As good as any of these is Joanne Chang’s recipe: The dough can be done up the night before or first thing in the morning and left to set until a few hours before rolling, cutting and leaving to rise. Then, they have quick dip in a bath of hot oil and are tossed with sugar. You can fill them or not, as you please. You could also slice them in half and fill to make giant cream puffs. Brunch demands so many other things, so here we simply left them as they were, sinful enough to be sure.
1 package (2 1/2 teaspoons) active dry yeast, or 2/3 ounce fresh cake yeast
2/3 cup milk, room temperature
3 1/2 cups unbleached all-purpose flour, plus more for baking sheet
1 1/3 cups sugar
2 teaspoons coarse salt
3 large eggs
7 tablespoons unsalted butter, room temperature, cut into 6 to 8 pieces
Canola oil, for frying
In the bowl of an electric mixer fitted with the dough hook attachment, stir together yeast and milk; let stand until yeast is dissolved, about 1 minute. Add flour, 1/3 cup sugar, salt, and eggs; mix on low speed until dough comes together, about 1 minute. Continue mixing on low 2 to 3 minutes more. Add butter, a few pieces at a time, mixing after each addition and until butter is fully incorporated and dough is soft, 5 to 6 minutes.

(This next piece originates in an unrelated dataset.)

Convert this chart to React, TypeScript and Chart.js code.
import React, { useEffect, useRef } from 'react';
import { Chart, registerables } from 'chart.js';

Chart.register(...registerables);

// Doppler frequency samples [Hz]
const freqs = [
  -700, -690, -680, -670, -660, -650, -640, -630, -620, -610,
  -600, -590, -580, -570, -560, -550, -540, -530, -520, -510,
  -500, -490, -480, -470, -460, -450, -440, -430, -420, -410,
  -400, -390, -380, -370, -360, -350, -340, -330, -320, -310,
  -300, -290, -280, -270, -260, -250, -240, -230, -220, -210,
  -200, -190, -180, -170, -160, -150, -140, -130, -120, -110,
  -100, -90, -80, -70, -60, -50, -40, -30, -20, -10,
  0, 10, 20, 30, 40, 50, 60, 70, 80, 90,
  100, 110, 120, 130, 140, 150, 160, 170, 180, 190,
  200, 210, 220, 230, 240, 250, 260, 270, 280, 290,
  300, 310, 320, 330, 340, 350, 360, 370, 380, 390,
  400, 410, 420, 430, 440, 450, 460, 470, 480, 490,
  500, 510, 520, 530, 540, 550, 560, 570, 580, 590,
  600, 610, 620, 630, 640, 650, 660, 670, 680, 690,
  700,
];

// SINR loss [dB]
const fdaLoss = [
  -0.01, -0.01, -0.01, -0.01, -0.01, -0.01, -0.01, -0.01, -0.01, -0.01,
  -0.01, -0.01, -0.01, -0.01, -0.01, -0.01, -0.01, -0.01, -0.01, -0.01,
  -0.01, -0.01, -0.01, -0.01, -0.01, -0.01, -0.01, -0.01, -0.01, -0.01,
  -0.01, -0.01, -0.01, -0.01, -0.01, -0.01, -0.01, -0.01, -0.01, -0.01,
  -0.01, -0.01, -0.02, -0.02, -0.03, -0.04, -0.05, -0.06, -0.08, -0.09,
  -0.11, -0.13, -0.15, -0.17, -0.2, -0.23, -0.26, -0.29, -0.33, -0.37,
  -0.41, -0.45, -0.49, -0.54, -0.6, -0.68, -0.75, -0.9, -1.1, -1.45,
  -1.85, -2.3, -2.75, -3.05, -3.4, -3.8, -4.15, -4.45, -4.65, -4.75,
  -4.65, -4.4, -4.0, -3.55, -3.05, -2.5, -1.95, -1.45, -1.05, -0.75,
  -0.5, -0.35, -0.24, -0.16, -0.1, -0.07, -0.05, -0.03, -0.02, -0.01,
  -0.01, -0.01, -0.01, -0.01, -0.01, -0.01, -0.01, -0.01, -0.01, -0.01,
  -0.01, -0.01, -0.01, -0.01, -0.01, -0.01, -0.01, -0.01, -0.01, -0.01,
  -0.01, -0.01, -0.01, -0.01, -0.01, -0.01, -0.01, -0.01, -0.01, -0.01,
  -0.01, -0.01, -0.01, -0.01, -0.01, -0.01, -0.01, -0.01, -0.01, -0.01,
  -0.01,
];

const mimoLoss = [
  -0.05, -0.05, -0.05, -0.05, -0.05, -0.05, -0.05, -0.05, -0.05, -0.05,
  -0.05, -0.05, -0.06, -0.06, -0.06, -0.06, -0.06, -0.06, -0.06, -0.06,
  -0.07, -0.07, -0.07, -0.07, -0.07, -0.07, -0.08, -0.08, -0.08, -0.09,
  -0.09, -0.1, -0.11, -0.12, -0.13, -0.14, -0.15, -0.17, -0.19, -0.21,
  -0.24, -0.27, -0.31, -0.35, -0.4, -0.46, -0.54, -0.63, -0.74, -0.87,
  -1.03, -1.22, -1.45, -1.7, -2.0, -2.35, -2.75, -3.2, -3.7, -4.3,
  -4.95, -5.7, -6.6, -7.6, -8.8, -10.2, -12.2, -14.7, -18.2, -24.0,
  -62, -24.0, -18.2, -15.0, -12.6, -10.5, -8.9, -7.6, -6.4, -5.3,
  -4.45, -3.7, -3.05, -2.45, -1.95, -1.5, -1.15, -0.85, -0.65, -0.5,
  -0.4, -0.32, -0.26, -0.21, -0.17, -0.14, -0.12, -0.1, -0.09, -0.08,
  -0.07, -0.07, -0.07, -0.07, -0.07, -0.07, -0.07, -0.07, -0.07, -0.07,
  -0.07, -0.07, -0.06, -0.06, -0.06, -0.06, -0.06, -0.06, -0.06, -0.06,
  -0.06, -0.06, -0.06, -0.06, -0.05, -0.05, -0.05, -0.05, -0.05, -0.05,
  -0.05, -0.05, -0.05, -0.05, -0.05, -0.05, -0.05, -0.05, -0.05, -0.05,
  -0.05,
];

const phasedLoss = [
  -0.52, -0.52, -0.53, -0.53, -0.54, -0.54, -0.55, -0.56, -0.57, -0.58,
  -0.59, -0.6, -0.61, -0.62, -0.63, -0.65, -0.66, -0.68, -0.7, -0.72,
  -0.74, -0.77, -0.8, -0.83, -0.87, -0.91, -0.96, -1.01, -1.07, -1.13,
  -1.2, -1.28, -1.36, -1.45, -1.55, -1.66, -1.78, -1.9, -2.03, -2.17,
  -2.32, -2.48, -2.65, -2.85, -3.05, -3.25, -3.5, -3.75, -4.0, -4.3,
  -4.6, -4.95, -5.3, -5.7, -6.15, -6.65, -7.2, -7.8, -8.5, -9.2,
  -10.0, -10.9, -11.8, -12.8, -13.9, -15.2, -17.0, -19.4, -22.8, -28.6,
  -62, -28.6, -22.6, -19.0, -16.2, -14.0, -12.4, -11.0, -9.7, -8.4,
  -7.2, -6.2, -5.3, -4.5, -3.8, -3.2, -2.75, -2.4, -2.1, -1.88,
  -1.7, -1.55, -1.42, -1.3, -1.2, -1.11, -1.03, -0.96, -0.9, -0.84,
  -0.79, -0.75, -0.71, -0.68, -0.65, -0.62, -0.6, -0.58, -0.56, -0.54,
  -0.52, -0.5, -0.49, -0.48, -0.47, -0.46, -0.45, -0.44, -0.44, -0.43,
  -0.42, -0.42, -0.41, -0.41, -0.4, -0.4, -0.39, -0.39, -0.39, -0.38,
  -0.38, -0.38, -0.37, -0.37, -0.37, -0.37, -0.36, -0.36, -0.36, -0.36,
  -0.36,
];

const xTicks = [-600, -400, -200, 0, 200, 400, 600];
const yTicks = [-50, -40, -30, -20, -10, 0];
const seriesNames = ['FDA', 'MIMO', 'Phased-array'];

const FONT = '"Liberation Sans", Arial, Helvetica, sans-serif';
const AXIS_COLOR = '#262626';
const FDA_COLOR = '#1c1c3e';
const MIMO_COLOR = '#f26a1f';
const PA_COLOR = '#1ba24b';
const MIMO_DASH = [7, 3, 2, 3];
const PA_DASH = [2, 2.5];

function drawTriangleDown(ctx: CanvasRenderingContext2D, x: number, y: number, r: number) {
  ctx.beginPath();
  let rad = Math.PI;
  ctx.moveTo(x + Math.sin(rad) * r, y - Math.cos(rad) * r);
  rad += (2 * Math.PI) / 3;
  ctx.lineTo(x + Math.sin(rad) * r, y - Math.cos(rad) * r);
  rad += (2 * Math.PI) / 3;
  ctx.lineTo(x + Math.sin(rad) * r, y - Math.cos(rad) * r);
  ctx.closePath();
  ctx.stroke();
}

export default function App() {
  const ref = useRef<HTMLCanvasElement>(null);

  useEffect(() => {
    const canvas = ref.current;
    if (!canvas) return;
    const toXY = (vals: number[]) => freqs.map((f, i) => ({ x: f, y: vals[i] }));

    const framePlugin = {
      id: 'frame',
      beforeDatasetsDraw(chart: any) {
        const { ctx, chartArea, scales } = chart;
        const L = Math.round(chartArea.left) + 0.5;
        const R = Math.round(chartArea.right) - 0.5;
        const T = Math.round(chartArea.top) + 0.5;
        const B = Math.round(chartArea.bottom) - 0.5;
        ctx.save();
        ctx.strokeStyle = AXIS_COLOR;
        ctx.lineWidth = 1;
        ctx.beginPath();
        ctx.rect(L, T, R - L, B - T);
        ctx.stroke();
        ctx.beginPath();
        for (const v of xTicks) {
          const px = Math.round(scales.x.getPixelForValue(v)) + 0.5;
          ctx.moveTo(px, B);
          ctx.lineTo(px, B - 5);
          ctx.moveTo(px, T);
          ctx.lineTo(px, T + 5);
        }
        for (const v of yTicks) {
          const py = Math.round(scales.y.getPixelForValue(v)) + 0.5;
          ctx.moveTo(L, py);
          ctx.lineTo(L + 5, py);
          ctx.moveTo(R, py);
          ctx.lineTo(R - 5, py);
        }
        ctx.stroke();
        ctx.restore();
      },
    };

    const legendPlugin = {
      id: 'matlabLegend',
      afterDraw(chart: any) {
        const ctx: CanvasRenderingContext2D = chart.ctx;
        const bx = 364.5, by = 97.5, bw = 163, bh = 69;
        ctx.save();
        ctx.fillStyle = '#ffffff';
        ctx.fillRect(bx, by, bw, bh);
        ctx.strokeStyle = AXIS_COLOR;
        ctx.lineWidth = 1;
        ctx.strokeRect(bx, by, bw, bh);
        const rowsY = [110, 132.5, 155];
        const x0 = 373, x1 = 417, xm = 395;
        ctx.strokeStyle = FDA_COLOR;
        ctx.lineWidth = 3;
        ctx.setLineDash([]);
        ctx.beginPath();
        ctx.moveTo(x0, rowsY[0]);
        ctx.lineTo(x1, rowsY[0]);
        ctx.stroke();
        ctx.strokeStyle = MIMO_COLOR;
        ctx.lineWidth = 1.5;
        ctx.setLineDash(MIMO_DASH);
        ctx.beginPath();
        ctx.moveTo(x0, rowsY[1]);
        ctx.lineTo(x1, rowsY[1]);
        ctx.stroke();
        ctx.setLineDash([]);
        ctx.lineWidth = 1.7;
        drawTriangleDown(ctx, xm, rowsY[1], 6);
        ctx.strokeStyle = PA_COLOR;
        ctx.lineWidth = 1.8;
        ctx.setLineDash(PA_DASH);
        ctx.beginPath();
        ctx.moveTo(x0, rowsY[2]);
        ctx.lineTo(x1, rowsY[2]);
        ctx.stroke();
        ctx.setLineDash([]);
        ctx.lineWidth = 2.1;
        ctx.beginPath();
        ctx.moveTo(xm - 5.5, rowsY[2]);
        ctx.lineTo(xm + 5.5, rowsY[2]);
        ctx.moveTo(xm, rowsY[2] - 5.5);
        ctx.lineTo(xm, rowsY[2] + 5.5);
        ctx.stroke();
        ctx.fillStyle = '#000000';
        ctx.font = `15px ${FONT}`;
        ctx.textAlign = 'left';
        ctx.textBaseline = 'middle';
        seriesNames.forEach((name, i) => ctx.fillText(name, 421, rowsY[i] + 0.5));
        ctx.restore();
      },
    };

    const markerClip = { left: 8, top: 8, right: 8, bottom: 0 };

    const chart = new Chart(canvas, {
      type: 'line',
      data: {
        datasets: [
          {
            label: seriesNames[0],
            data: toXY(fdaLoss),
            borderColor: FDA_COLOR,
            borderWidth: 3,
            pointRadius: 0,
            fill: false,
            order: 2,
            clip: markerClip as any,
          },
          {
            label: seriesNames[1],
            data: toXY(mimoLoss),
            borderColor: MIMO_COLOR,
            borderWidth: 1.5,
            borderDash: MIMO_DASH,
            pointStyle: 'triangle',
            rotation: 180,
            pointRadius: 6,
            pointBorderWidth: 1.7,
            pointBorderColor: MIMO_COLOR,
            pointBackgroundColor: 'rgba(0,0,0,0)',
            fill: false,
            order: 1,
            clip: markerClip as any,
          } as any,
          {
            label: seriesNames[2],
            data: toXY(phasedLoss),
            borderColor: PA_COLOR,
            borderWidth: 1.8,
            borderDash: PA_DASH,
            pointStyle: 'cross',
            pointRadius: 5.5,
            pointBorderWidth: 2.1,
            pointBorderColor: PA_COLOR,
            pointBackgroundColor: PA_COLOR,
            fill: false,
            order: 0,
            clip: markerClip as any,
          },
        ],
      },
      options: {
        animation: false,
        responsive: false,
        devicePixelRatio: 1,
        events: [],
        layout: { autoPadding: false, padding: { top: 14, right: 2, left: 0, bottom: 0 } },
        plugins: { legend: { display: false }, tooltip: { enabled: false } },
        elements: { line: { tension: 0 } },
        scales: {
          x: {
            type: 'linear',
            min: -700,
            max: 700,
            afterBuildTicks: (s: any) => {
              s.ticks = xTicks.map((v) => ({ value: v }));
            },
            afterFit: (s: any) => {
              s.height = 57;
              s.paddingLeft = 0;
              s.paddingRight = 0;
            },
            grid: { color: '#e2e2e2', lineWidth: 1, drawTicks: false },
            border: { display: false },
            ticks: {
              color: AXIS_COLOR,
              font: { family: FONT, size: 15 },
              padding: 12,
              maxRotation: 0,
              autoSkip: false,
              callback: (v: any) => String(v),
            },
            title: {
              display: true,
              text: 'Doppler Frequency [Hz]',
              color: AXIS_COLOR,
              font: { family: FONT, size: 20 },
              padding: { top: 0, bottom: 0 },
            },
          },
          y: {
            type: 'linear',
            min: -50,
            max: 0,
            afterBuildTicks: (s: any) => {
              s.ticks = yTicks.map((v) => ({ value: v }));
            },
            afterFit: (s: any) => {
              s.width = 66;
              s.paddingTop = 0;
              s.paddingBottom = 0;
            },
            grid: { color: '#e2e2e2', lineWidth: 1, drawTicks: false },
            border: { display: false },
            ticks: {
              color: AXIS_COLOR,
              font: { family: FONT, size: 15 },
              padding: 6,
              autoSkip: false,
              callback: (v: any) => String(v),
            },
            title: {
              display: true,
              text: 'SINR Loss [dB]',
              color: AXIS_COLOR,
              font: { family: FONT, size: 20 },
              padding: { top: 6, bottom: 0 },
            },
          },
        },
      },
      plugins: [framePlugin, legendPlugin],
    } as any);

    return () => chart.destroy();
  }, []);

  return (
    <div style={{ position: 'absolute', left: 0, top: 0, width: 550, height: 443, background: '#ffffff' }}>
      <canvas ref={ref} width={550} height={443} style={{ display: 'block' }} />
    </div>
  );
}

Remove dough from bowl and wrap tightly with plastic wrap. Refrigerate at least 6 hours and up to 15 hours.
Lightly flour a baking sheet; set aside. On a well-floured work surface, roll out dough into 12-inch square about 1/2 inch thick. Using a 3 1/2-to-4-inch round biscuit cutter, cut out 9 doughnuts. Transfer to prepared baking sheet and cover with plastic wrap; let stand in a warm spot until they’ve doubled in height and feel poufy and pillowy, 2 to 3 hours.
Fill a large heavy-bottomed saucepan with oil to a depth of 3 inches; heat over medium-high heat until it reaches 350 degrees on a deep-fry thermometer. Working in batches, place doughnuts in the hot oil, taking care not to crowd them. Fry until golden brown on one side, 2 to 3 minutes; turn and continue frying on remaining side until golden, 2 to 3 minutes more. Using a slotted spoon, transfer doughnuts to a paper towel-lined baking sheet until cool enough to handle.
Place remaining cup of sugar in a small bowl. Toss doughnuts in sugar, one at a time, to evenly coat. Serve immediately, or allow to cool for 30 minutes before filling each with about 1/3 cup filling.